5. Uses a desired state model
Similar to many cloud native systems (like Kubernetes), Magma uses a desired state configuration model. APIs allow users or other software systems to configure the intended state, while the control plane is responsible for ensuring that this state is realized. The control plane takes on the responsibility of mapping from the operator’s intended state to the actual implementation in the access gateways, reducing the operational complexity of managing a large network.
The desired state model has been proven effective in other cloud native contexts because it enables components to simply compare the current state with the desired state, and then make adjustments as needed. For example, if the desired state is that there are two sessions active, the control plane monitors the system to ensure it meets the requirement and takes action to activate a session if it is missing. By contrast, traditional 3GPP implementations have used a “CRUD” (create, read, update, delete) model, in which a sequence of actions (create new session or update session, for example) determine the state. In the event of a message loss or component failure, it becomes hard to determine if the current state of a component is correct.
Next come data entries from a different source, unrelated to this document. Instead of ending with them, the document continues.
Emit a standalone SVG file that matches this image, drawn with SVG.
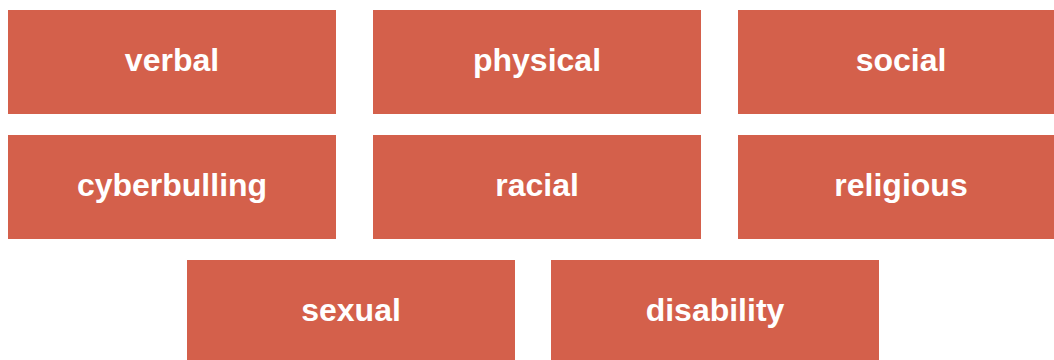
<svg xmlns="http://www.w3.org/2000/svg" width="1054" height="360" viewBox="0 0 1054 360">
<style>
.b{fill:#D4604B}
.t{fill:#fff;font-family:"Liberation Sans",Arial,sans-serif;font-weight:bold;font-size:32px;text-anchor:middle;dominant-baseline:central}
</style>
<rect width="1054" height="360" fill="#fff"/>
<g id="verbal"><rect class="b" x="8" y="10" width="328" height="104"/><text class="t" x="172" y="60">verbal</text></g>
<g id="physical"><rect class="b" x="373" y="10" width="328" height="104"/><text class="t" x="537" y="60">physical</text></g>
<g id="social"><rect class="b" x="738" y="10" width="328" height="104"/><text class="t" x="901" y="60">social</text></g>
<g id="cyberbulling"><rect class="b" x="8" y="135" width="328" height="104"/><text class="t" x="172" y="185">cyberbulling</text></g>
<g id="racial"><rect class="b" x="373" y="135" width="328" height="104"/><text class="t" x="537" y="185">racial</text></g>
<g id="religious"><rect class="b" x="738" y="135" width="328" height="104"/><text class="t" x="901" y="185">religious</text></g>
<g id="sexual"><rect class="b" x="187" y="260" width="328" height="104"/><text class="t" x="351" y="310">sexual</text></g>
<g id="disability"><rect class="b" x="551" y="260" width="328" height="104"/><text class="t" x="715" y="310">disability</text></g>
<g id="connectors"></g>
</svg>
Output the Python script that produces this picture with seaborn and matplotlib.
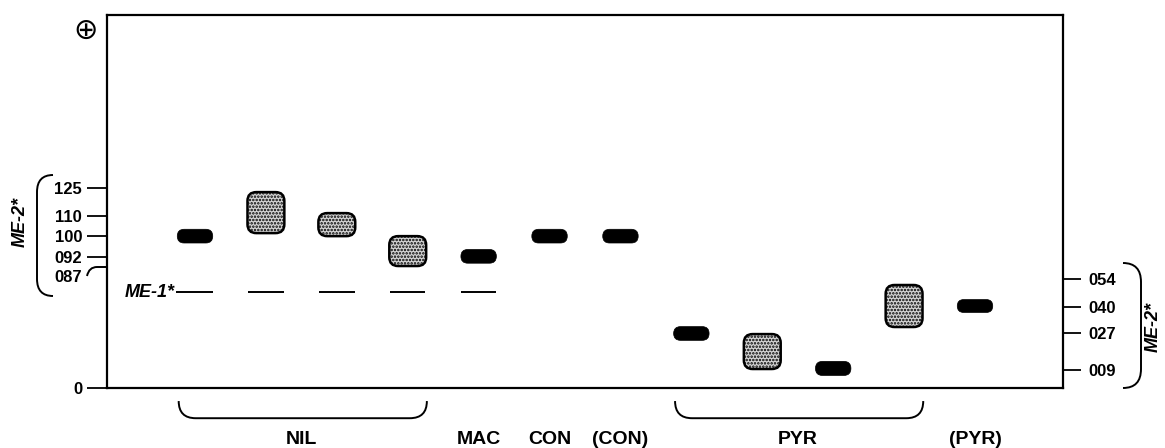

Unlocking the advantages of cloud native architecture
While many of these design decisions might seem obvious, they are fairly different from the principles of the standard 3GPP architecture. For example, even though 3GPP has the concept of CUPS, control plane elements often hold some user plane (data plane) state. The proper separation of control and data planes leads to a more robust architecture with better upgradability.
Ultimately, it doesn’t matter what we call the architecture. What matters is how well it scales, how it handles failures, and how easy it is to operate. By adopting technologies and principles from cloud services, Magma delivers a mobile network solution that is robust, leverages commodity hardware, scales from small to large deployments gracefully, and offers a central point of control for operational simplicity.